M25 Initiative awards grants to fight hunger, homelessness in Cumberland County
Cumberland County still has New Jersey’s highest food insecurity rate, and M25 just pushed more than $25,000 to local churches and pantries to meet the need.

Cumberland County’s hunger crisis is still deep enough that more than $25,000 in M25 Initiative grants had to go to churches and food pantries just to keep meals, groceries and crisis help moving. With county food insecurity at 13.1 percent, about 1 in 8 residents, the private dollars are filling gaps that the formal safety net has not closed.
The latest round of grants went to Christ Evangelical Lutheran Church, Divine Mercy Parish Food Pantry, Gateway Community Action Partnership, also known as Tri-county Community Action Agency, Pope Francis Food Pantry, Bethany Grace Community Church, Shirley J. Harris Food Pantry of Trinity A.M.E. Church, Trinity First Hope Center, Spirit & Truth Ministries-Vineland Soup Kitchen and Bethany SDA Church. Taken together, the awards topped $50,000 during the fiscal year for churches and nonprofit partners serving Cumberland County residents.

The money is doing more than stocking shelves. M25 also set aside $15,000 for shower programs in Bridgeton, Millville and Vineland, and another $18,000 for the 2021-2022 Code Blue Warming Centers in those same cities. The initiative continues to support the Cumberland County Housing First Collaborative, which houses individuals and families dealing with chronic homelessness, a reminder that hunger, housing instability and emergency survival services often hit the same households at the same time.

That overlap matters in a county where smaller organizations often carry more of the day-to-day burden than one large centralized system. Cumberland County’s Homeless & At-Risk Services office says it coordinates emergency groceries, daily meals, shelter, rent assistance and utility assistance, while the county’s resource guide points residents to a Shelter First Policy and the Homeless Information Line at 856-453-2171. Those are the backstops families turn to when a missed paycheck can quickly become an eviction notice, an empty pantry or both.

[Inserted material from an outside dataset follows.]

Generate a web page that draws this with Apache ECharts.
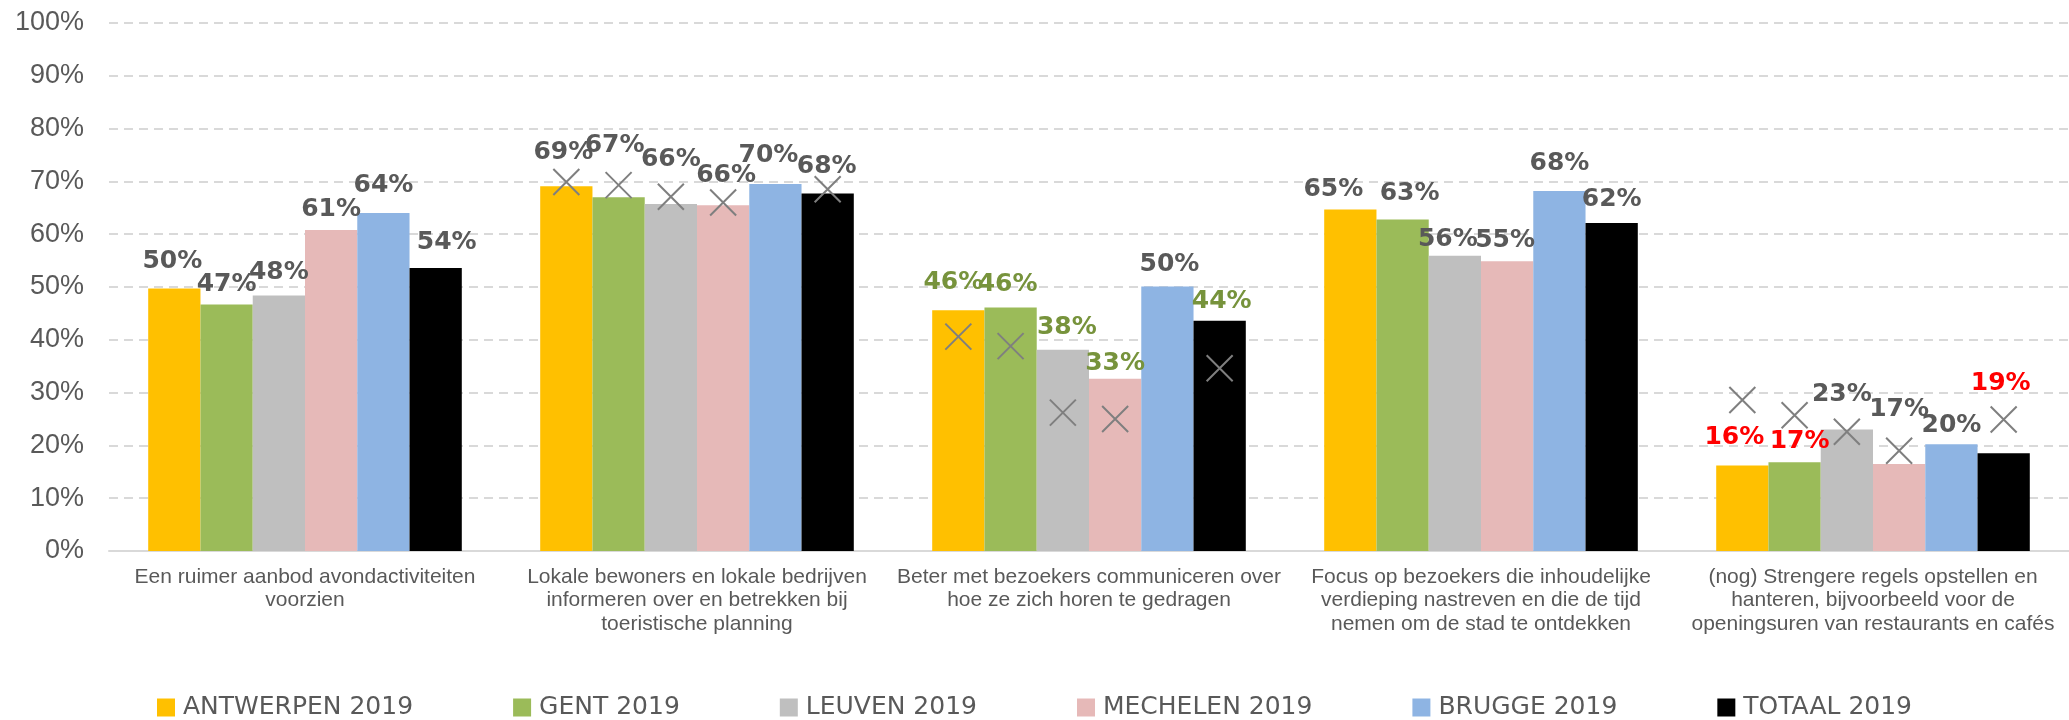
<!DOCTYPE html>
<html>
<head>
<meta charset="utf-8">
<script src="https://cdn.jsdelivr.net/npm/echarts@6/dist/echarts.min.js"></script>
<style>
  html, body { margin: 0; padding: 0; background: #fff; }
  #main-chart { width: 2069px; height: 720px; }
</style>
</head>
<body>
<div id="main-chart"></div>
<script>
const categories = [
  'Een ruimer aanbod avondactiviteiten\nvoorzien',
  'Lokale bewoners en lokale bedrijven\ninformeren over en betrekken bij\ntoeristische planning',
  'Beter met bezoekers communiceren over\nhoe ze zich horen te gedragen',
  'Focus op bezoekers die inhoudelijke\nverdieping nastreven en die de tijd\nnemen om de stad te ontdekken',
  '(nog) Strengere regels opstellen en\nhanteren, bijvoorbeeld voor de\nopeningsuren van restaurants en cafés'
]
const seriesNames = ['ANTWERPEN 2019', 'GENT 2019', 'LEUVEN 2019', 'MECHELEN 2019', 'BRUGGE 2019', 'TOTAAL 2019']

// 2019 values (%)
const antwerpen = [49.7, 69.1, 45.6, 64.7, 16.2]
const gent = [46.7, 67.0, 46.1, 62.8, 16.8]
const leuven = [48.4, 65.7, 38.1, 55.9, 23.0]
const mechelen = [60.8, 65.5, 32.6, 54.9, 16.5]
const brugge = [64.0, 69.5, 50.1, 68.2, 20.2]
const totaal = [53.6, 67.7, 43.6, 62.1, 18.5]

// earlier measurement, drawn as grey crosses
const antwerpenPrev = [null, 69.9, 40.6, null, 28.6]
const gentPrev = [null, 69.3, 38.8, null, 25.7]
const leuvenPrev = [null, 67.1, 26.2, null, 22.6]
const mechelenPrev = [null, 66.0, 25.0, null, 19.0]
const bruggePrev = [null, null, null, null, null]
const totaalPrev = [null, 68.5, 34.6, null, 24.9]

const yTicks = [0, 10, 20, 30, 40, 50, 60, 70, 80, 90, 100]

const values = [antwerpen, gent, leuven, mechelen, brugge, totaal]
const prevValues = [antwerpenPrev, gentPrev, leuvenPrev, mechelenPrev, bruggePrev, totaalPrev]
const colors = ['#FFC000', '#9BBB59', '#BFBFBF', '#E6B9B8', '#8EB4E3', '#000000']

// label nudges [dx, dy] per series / category, like the hand-moved labels
const labelShift = [
  [[-2, -4], [-3, -10], [-5, -4], [-17, 4], [-8, -4]],
  [[0, 4], [-4, -28], [-3, 0], [7, -2], [5, 3]],
  [[0, 1], [0, -21], [4, 1], [-7, 7], [-5, -12]],
  [[0, 3], [3, -6], [0, 8], [-2, 3], [0, -31]],
  [[0, -4], [-7, -5], [2, 2], [0, -4], [0, 5]],
  [[11, -2], [-1, -4], [2, 4], [0, 0], [-3, -46]]
]
const GREY = '#595959'
const GREEN = '#77933C'
const RED = '#FF0000'
const labelColor = (s, c) => {
  if (c === 2 && s !== 4) return GREEN
  if (c === 4 && (s === 0 || s === 1 || s === 5)) return RED
  return GREY
}

const chart = echarts.init(document.getElementById('main-chart'))

const series = values.map((vals, s) => ({
  name: seriesNames[s],
  type: 'bar',
  barGap: '0%',
  barCategoryGap: '20%',
  itemStyle: { color: colors[s] },
  label: {
    show: true,
    position: 'top',
    distance: 11,
    fontFamily: 'DejaVu Sans',
    fontWeight: 'bold',
    fontSize: 25,
    formatter: p => Math.round(p.value) + '%'
  },
  data: vals.map((v, c) => ({
    value: v,
    label: { color: labelColor(s, c), offset: labelShift[s][c] }
  })),
  markPoint: {
    silent: true,
    symbol: 'path://M0,0L1,1M1,0L0,1',
    symbolSize: 26,
    itemStyle: { color: 'none', borderColor: '#7F7F7F', borderWidth: 2 },
    label: { show: false },
    data: prevValues[s]
      .map((v, c) => (v == null ? null : { coord: [c, v] }))
      .filter(d => d)
  }
}))

chart.setOption({
  animation: false,
  grid: { left: 109, top: 23, width: 1971, bottom: 169 },
  legend: {
    data: seriesNames,
    left: 'center',
    top: 690,
    icon: 'rect',
    itemWidth: 18,
    itemHeight: 18,
    itemGap: 100,
    textStyle: {
      fontFamily: 'DejaVu Sans',
      fontSize: 25,
      color: GREY,
      padding: [0, 0, 0, 3]
    }
  },
  xAxis: {
    type: 'category',
    data: categories,
    axisLine: { lineStyle: { color: '#D9D9D9', width: 2 } },
    axisTick: { length: 7, lineStyle: { color: '#D9D9D9', width: 2 } },
    axisLabel: {
      interval: 0,
      margin: 14,
      fontFamily: 'Liberation Sans',
      fontSize: 21,
      lineHeight: 23.5,
      color: GREY
    }
  },
  yAxis: {
    type: 'value',
    min: yTicks[0],
    max: yTicks[yTicks.length - 1],
    interval: 10,
    axisLine: { show: false },
    axisTick: { show: false },
    axisLabel: {
      margin: 25,
      fontFamily: 'Liberation Sans',
      fontSize: 27,
      color: GREY,
      formatter: '{value}%'
    },
    splitLine: { lineStyle: { color: '#D9D9D9', type: [9, 6], width: 2 } }
  },
  series: series
})
</script>
</body>
</html>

The pressure on those systems has only grown. Feeding America data cited in local reporting put Cumberland County at the top of New Jersey’s food insecurity rankings, and NJ Spotlight News reported in March 2024 that the state had about 992,800 food-insecure residents, up 22 percent from the prior count. Cumberland County also received $87,616 in Phase 42 of the federal Emergency Food and Shelter Program, another sign that demand for meals, shelter and housing help is still outrunning the resources available to meet it.